- **Provided material**:
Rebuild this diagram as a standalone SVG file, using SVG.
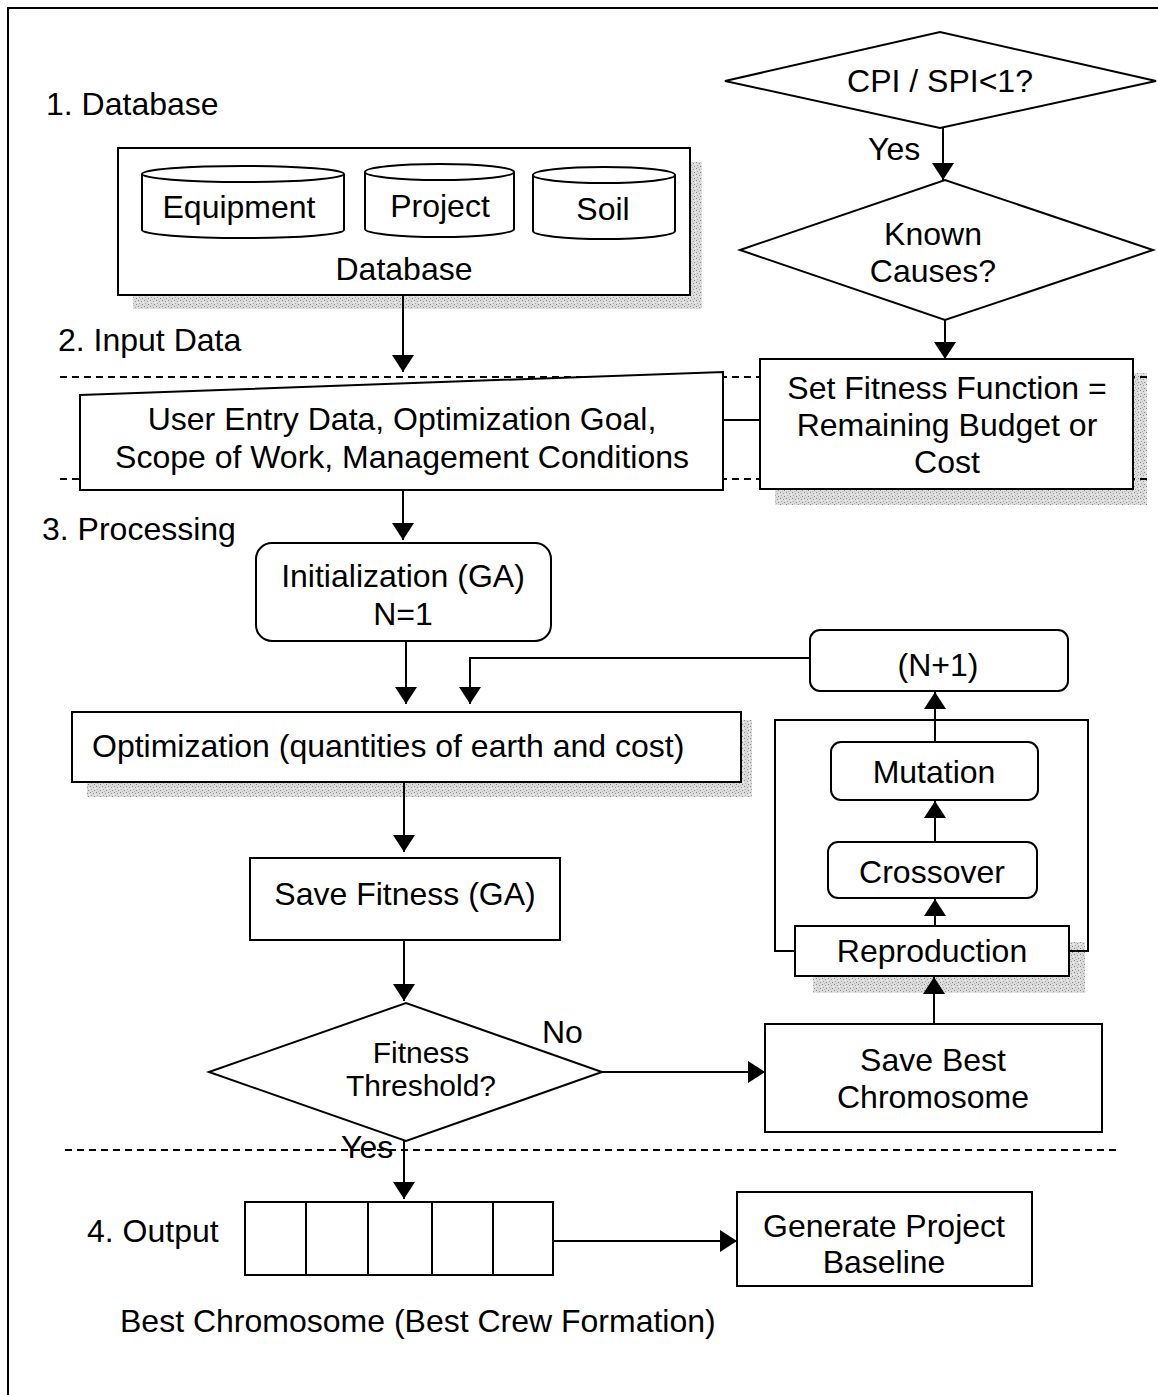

...

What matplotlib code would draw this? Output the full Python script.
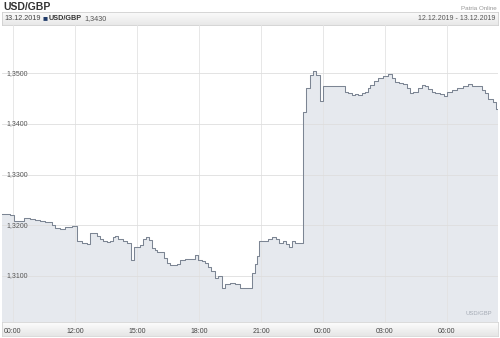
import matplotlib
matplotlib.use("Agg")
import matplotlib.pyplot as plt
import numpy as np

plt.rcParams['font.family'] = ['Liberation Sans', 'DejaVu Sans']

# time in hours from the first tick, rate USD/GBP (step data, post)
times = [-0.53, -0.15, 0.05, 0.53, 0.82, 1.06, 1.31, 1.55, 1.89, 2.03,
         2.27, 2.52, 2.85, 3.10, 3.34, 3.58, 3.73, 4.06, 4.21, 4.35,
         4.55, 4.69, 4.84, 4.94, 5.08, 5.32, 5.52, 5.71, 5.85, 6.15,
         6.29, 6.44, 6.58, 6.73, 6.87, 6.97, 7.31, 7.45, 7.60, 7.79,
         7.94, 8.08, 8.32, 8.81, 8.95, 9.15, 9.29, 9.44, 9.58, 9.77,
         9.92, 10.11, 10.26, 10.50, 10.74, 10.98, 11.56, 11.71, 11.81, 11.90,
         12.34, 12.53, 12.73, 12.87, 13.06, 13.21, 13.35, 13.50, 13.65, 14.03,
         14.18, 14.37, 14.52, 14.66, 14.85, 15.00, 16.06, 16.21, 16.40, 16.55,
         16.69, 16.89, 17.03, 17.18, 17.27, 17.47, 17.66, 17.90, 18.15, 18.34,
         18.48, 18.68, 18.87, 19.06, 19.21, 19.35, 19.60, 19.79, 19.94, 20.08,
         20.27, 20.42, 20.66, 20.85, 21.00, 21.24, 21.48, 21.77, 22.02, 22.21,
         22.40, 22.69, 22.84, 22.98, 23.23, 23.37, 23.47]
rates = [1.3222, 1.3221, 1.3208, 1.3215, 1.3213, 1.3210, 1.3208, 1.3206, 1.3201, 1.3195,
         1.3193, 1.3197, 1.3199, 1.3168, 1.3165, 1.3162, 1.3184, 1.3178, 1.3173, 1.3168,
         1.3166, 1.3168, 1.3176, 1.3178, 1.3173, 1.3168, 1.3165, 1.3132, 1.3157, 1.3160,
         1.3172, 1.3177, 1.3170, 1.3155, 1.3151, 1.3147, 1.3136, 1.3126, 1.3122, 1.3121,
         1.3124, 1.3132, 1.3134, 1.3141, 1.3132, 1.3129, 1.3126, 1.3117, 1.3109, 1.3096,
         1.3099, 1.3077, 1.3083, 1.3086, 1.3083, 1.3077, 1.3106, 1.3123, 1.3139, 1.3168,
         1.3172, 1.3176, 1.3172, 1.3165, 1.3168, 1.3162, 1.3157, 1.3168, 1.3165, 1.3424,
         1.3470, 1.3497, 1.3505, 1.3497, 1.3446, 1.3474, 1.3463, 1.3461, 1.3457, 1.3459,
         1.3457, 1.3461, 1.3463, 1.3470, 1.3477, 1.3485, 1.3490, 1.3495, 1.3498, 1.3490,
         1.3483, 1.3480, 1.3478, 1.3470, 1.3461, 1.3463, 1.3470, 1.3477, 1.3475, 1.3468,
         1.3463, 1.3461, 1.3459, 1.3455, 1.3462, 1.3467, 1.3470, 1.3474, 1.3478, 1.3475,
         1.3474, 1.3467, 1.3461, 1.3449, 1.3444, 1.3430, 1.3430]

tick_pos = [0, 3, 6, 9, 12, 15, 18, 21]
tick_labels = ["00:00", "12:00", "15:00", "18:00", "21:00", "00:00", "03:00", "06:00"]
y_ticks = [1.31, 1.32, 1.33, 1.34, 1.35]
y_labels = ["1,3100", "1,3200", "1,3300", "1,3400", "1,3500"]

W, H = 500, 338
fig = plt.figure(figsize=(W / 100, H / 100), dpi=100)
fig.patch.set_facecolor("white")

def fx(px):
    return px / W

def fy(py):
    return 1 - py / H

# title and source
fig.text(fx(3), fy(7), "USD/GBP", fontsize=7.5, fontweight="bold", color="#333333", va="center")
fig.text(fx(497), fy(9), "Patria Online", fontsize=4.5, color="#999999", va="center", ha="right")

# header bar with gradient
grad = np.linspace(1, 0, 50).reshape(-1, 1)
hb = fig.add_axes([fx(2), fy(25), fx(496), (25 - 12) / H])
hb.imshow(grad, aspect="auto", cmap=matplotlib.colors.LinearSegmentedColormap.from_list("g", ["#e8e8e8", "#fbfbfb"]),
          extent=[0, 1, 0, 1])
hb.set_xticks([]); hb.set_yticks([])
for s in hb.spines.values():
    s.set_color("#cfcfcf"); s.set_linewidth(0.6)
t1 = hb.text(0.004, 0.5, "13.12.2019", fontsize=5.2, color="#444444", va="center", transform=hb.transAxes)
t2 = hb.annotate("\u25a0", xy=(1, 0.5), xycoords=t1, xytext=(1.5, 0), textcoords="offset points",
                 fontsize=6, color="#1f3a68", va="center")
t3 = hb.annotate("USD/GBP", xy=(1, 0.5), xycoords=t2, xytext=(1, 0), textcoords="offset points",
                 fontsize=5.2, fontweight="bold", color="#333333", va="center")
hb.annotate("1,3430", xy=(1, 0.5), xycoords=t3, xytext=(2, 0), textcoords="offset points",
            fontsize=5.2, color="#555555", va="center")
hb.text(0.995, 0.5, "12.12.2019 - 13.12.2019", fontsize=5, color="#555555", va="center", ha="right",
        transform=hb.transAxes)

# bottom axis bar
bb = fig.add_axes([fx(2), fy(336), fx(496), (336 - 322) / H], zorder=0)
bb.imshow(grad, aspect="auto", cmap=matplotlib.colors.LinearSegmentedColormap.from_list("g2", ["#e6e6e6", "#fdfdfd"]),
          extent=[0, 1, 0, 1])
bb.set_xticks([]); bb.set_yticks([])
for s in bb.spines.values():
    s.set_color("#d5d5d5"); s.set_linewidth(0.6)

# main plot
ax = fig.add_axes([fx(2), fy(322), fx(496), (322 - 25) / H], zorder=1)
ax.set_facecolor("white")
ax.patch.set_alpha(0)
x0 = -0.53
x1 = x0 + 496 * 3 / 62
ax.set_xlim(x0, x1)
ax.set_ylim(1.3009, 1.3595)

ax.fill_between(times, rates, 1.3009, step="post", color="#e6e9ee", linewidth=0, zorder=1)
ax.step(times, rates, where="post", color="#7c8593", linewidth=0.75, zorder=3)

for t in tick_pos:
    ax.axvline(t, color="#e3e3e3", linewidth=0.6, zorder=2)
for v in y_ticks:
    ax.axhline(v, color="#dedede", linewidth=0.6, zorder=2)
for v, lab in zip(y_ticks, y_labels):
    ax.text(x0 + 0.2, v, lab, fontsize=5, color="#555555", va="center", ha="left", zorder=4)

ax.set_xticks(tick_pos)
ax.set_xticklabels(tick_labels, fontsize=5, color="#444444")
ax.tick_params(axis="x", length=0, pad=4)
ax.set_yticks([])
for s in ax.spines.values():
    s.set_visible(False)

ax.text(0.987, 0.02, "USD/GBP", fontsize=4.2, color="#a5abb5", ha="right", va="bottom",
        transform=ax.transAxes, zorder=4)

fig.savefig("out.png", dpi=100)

...

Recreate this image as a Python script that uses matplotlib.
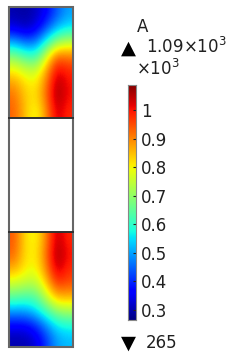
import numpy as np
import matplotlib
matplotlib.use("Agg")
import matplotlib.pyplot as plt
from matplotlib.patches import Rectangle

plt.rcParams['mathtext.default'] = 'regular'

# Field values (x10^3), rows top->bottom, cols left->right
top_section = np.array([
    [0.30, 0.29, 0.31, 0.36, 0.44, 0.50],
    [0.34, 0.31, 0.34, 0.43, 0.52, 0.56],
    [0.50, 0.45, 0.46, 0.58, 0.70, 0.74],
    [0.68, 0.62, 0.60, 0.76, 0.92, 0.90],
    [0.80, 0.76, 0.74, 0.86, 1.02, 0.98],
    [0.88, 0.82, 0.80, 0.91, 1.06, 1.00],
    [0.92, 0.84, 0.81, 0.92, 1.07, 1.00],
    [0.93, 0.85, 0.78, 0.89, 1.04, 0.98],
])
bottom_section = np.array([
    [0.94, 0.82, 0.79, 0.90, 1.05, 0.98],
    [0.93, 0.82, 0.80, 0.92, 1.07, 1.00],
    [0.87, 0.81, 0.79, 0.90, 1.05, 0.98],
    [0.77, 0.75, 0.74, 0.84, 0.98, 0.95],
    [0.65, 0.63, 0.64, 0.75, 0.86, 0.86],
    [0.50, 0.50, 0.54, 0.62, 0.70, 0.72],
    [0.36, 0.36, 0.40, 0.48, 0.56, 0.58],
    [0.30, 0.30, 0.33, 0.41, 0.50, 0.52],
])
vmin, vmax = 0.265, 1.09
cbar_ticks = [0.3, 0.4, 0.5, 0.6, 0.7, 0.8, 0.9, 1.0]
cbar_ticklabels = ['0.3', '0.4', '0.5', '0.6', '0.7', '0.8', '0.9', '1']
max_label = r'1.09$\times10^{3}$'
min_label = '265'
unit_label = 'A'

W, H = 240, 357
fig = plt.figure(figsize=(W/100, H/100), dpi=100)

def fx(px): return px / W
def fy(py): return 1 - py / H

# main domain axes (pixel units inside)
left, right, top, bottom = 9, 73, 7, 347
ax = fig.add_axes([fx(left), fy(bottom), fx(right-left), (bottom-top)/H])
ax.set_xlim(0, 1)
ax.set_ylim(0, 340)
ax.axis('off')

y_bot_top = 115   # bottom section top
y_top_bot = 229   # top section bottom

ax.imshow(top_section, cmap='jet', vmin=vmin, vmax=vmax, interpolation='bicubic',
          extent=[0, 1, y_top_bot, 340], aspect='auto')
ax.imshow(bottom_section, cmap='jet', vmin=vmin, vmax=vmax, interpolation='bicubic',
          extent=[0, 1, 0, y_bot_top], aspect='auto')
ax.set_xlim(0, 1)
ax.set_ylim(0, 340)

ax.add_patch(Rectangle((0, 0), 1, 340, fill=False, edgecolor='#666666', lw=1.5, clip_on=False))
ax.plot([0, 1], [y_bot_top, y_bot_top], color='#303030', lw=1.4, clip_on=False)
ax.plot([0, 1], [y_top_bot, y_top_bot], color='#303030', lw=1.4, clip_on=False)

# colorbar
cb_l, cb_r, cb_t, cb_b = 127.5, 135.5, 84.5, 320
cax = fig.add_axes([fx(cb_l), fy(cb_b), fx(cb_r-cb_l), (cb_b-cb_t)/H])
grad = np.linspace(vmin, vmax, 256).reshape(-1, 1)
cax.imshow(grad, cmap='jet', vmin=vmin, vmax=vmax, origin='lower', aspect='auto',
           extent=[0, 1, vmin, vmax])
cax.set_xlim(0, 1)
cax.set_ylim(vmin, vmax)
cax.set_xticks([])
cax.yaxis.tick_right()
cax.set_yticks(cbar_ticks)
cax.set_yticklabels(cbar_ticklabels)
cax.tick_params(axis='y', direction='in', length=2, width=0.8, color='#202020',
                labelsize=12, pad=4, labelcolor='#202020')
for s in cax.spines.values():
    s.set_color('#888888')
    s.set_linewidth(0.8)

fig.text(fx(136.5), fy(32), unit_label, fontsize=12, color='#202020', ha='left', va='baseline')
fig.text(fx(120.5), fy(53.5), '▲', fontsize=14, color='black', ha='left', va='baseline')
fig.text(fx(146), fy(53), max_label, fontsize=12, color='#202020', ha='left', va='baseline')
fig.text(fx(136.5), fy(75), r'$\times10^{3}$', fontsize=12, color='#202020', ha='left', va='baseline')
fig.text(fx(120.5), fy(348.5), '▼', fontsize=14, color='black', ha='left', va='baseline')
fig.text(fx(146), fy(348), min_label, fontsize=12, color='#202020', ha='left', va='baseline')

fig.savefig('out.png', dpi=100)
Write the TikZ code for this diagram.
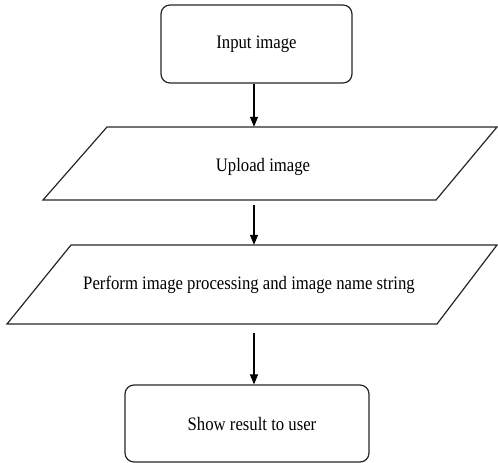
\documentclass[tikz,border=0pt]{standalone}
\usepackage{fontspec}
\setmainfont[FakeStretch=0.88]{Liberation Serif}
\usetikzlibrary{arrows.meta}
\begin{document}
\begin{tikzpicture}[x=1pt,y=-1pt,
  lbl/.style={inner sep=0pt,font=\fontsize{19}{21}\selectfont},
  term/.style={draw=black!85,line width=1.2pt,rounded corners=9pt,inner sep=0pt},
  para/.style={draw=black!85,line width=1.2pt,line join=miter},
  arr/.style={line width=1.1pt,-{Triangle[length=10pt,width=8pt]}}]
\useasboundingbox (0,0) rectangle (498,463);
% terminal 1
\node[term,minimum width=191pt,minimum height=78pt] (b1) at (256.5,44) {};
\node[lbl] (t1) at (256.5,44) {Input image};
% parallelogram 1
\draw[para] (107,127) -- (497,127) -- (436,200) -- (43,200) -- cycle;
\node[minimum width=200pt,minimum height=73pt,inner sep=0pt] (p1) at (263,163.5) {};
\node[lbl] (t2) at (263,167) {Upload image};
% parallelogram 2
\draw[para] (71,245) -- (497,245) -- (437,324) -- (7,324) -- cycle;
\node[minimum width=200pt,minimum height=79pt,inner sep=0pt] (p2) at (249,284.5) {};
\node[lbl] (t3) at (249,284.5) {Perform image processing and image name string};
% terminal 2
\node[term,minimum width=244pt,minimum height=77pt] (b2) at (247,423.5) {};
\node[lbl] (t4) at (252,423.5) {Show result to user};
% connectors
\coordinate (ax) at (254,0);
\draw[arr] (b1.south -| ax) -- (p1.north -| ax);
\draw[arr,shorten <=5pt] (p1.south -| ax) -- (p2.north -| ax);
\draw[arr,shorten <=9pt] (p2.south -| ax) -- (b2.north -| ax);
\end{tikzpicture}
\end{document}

- **What to work on**:
Extract, without any images, the part of the material above that opens with the line containing "Recreate this image" and closes with the line containing "plt.rcParams['mathtext.default'] = 'regular'", both lines included.

- **Solution to this exercise**:
Recreate this image as a Python script that uses matplotlib.
import numpy as np
import matplotlib
matplotlib.use("Agg")
import matplotlib.pyplot as plt
from matplotlib.patches import Rectangle

plt.rcParams['mathtext.default'] = 'regular'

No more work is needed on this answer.